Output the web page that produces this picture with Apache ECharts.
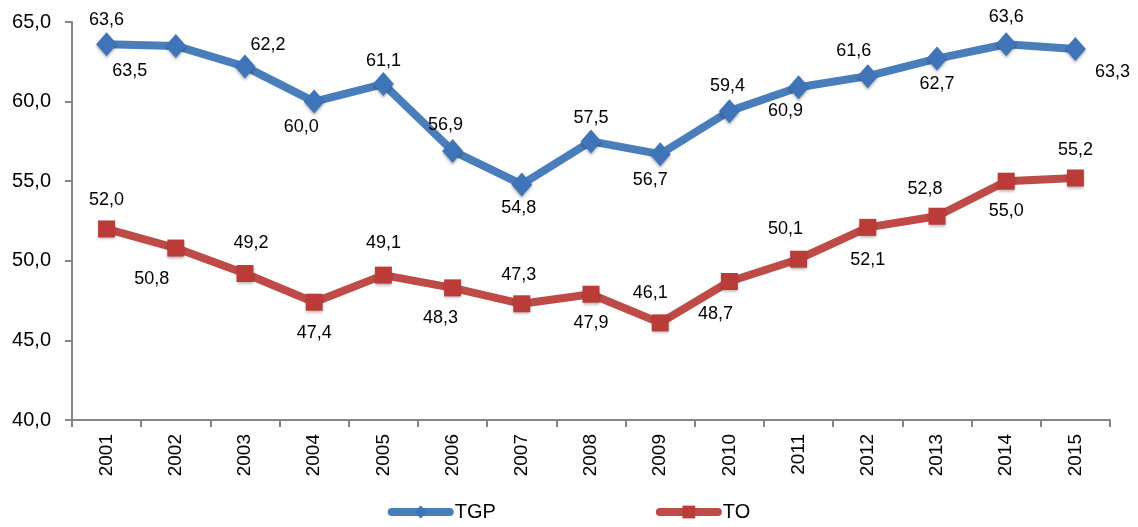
<!DOCTYPE html>
<html>
<head>
<meta charset="utf-8">
<script src="https://cdn.jsdelivr.net/npm/echarts@6/dist/echarts.min.js"></script>
<style>html,body{margin:0;padding:0;background:#fff}#c{width:1138px;height:527px}</style>
</head>
<body>
<div id="c"></div>
<script>
const years = ['2001','2002','2003','2004','2005','2006','2007','2008','2009','2010','2011','2012','2013','2014','2015'];
const tgp = [63.6, 63.5, 62.2, 60.0, 61.1, 56.9, 54.8, 57.5, 56.7, 59.4, 60.9, 61.6, 62.7, 63.6, 63.3];
const to  = [52.0, 50.8, 49.2, 47.4, 49.1, 48.3, 47.3, 47.9, 46.1, 48.7, 50.1, 52.1, 52.8, 55.0, 55.2];
const yTicks = {min: 40, max: 65, interval: 5};

// label offsets (style, pixels from point)
const tgpLabelOff = [[0,-24],[-46,25],[23,-22],[-13,25],[0,-23],[-7,-26],[-3,24],[0,-23],[-10,26],[-2,-25],[-13,24],[-14,-25],[0,25],[0,-27],[37,23]];
const toLabelOff  = [[0,-29],[-24,31],[6,-31],[0,31],[0,-32],[-12,30],[-3,-29],[0,29],[-10,-30],[-14,33],[-13,-30],[0,33],[-12,-27],[0,30],[0,-28]];

const FONT = 'Liberation Sans, Arial, sans-serif';
const fmt = v => v.toFixed(1).replace('.', ',');
const labelBase = {show: true, position: 'inside', color: '#000', fontFamily: FONT, fontSize: 18, formatter: p => fmt(p.value)};
function mkData(vals, offs) {
  return vals.map((v, i) => ({value: v, label: Object.assign({}, labelBase, {offset: offs[i]})}));
}

const chart = echarts.init(document.getElementById('c'), null, {renderer: 'canvas'});
chart.setOption({
  animation: false,
  backgroundColor: '#fff',
  grid: {left: 72, right: 28, top: 22, bottom: 107},
  legend: {
    bottom: 0, left: 'center', itemWidth: 58, itemHeight: 16, itemGap: 160,
    lineStyle: {width: 8, cap: 'round'},
    textStyle: {fontFamily: FONT, fontSize: 20, color: '#000'},
    data: ['TGP', 'TO']
  },
  xAxis: {
    type: 'category', data: years, boundaryGap: true,
    axisLine: {lineStyle: {color: '#868686', width: 2}},
    axisTick: {show: true, alignWithLabel: false, length: 7, lineStyle: {color: '#868686', width: 2}},
    axisLabel: {rotate: 90, margin: 14, color: '#000', fontSize: 19, fontFamily: FONT},
    splitLine: {show: false}
  },
  yAxis: {
    type: 'value', min: yTicks.min, max: yTicks.max, interval: yTicks.interval,
    axisLine: {show: true, lineStyle: {color: '#868686', width: 2}},
    axisTick: {show: true, length: 7, lineStyle: {color: '#868686', width: 2}},
    axisLabel: {margin: 21, color: '#000', fontSize: 20, fontFamily: FONT, formatter: v => fmt(v)},
    splitLine: {show: false}
  },
  series: [
    {
      name: 'TGP', type: 'line', data: mkData(tgp, tgpLabelOff),
      symbol: 'diamond', symbolSize: [21, 24],
      lineStyle: {color: '#4A7EBB', width: 8},
      itemStyle: {color: '#3F74B8', shadowColor: 'rgba(0,0,0,0.3)', shadowBlur: 3, shadowOffsetY: 2},
      z: 3
    },
    {
      name: 'TO', type: 'line', data: mkData(to, toLabelOff),
      symbol: 'rect', symbolSize: 17,
      lineStyle: {color: '#BE4B48', width: 8},
      itemStyle: {color: '#BA3B38', shadowColor: 'rgba(0,0,0,0.3)', shadowBlur: 3, shadowOffsetY: 2},
      z: 2
    }
  ]
});
</script>
</body>
</html>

→ EXERCISE AIM: In the copy, include no pictures; restate the listing above exactly.

→ EXERCISE RESPONSE:
Output the web page that produces this picture with Apache ECharts.
<!DOCTYPE html>
<html>
<head>
<meta charset="utf-8">
<script src="https://cdn.jsdelivr.net/npm/echarts@6/dist/echarts.min.js"></script>
<style>html,body{margin:0;padding:0;background:#fff}#c{width:1138px;height:527px}</style>
</head>
<body>
<div id="c"></div>
<script>
const years = ['2001','2002','2003','2004','2005','2006','2007','2008','2009','2010','2011','2012','2013','2014','2015'];
const tgp = [63.6, 63.5, 62.2, 60.0, 61.1, 56.9, 54.8, 57.5, 56.7, 59.4, 60.9, 61.6, 62.7, 63.6, 63.3];
const to  = [52.0, 50.8, 49.2, 47.4, 49.1, 48.3, 47.3, 47.9, 46.1, 48.7, 50.1, 52.1, 52.8, 55.0, 55.2];
const yTicks = {min: 40, max: 65, interval: 5};

// label offsets (style, pixels from point)
const tgpLabelOff = [[0,-24],[-46,25],[23,-22],[-13,25],[0,-23],[-7,-26],[-3,24],[0,-23],[-10,26],[-2,-25],[-13,24],[-14,-25],[0,25],[0,-27],[37,23]];
const toLabelOff  = [[0,-29],[-24,31],[6,-31],[0,31],[0,-32],[-12,30],[-3,-29],[0,29],[-10,-30],[-14,33],[-13,-30],[0,33],[-12,-27],[0,30],[0,-28]];

const FONT = 'Liberation Sans, Arial, sans-serif';
const fmt = v => v.toFixed(1).replace('.', ',');
const labelBase = {show: true, position: 'inside', color: '#000', fontFamily: FONT, fontSize: 18, formatter: p => fmt(p.value)};
function mkData(vals, offs) {
  return vals.map((v, i) => ({value: v, label: Object.assign({}, labelBase, {offset: offs[i]})}));
}

const chart = echarts.init(document.getElementById('c'), null, {renderer: 'canvas'});
chart.setOption({
  animation: false,
  backgroundColor: '#fff',
  grid: {left: 72, right: 28, top: 22, bottom: 107},
  legend: {
    bottom: 0, left: 'center', itemWidth: 58, itemHeight: 16, itemGap: 160,
    lineStyle: {width: 8, cap: 'round'},
    textStyle: {fontFamily: FONT, fontSize: 20, color: '#000'},
    data: ['TGP', 'TO']
  },
  xAxis: {
    type: 'category', data: years, boundaryGap: true,
    axisLine: {lineStyle: {color: '#868686', width: 2}},
    axisTick: {show: true, alignWithLabel: false, length: 7, lineStyle: {color: '#868686', width: 2}},
    axisLabel: {rotate: 90, margin: 14, color: '#000', fontSize: 19, fontFamily: FONT},
    splitLine: {show: false}
  },
  yAxis: {
    type: 'value', min: yTicks.min, max: yTicks.max, interval: yTicks.interval,
    axisLine: {show: true, lineStyle: {color: '#868686', width: 2}},
    axisTick: {show: true, length: 7, lineStyle: {color: '#868686', width: 2}},
    axisLabel: {margin: 21, color: '#000', fontSize: 20, fontFamily: FONT, formatter: v => fmt(v)},
    splitLine: {show: false}
  },
  series: [
    {
      name: 'TGP', type: 'line', data: mkData(tgp, tgpLabelOff),
      symbol: 'diamond', symbolSize: [21, 24],
      lineStyle: {color: '#4A7EBB', width: 8},
      itemStyle: {color: '#3F74B8', shadowColor: 'rgba(0,0,0,0.3)', shadowBlur: 3, shadowOffsetY: 2},
      z: 3
    },
    {
      name: 'TO', type: 'line', data: mkData(to, toLabelOff),
      symbol: 'rect', symbolSize: 17,
      lineStyle: {color: '#BE4B48', width: 8},
      itemStyle: {color: '#BA3B38', shadowColor: 'rgba(0,0,0,0.3)', shadowBlur: 3, shadowOffsetY: 2},
      z: 2
    }
  ]
});
</script>
</body>
</html>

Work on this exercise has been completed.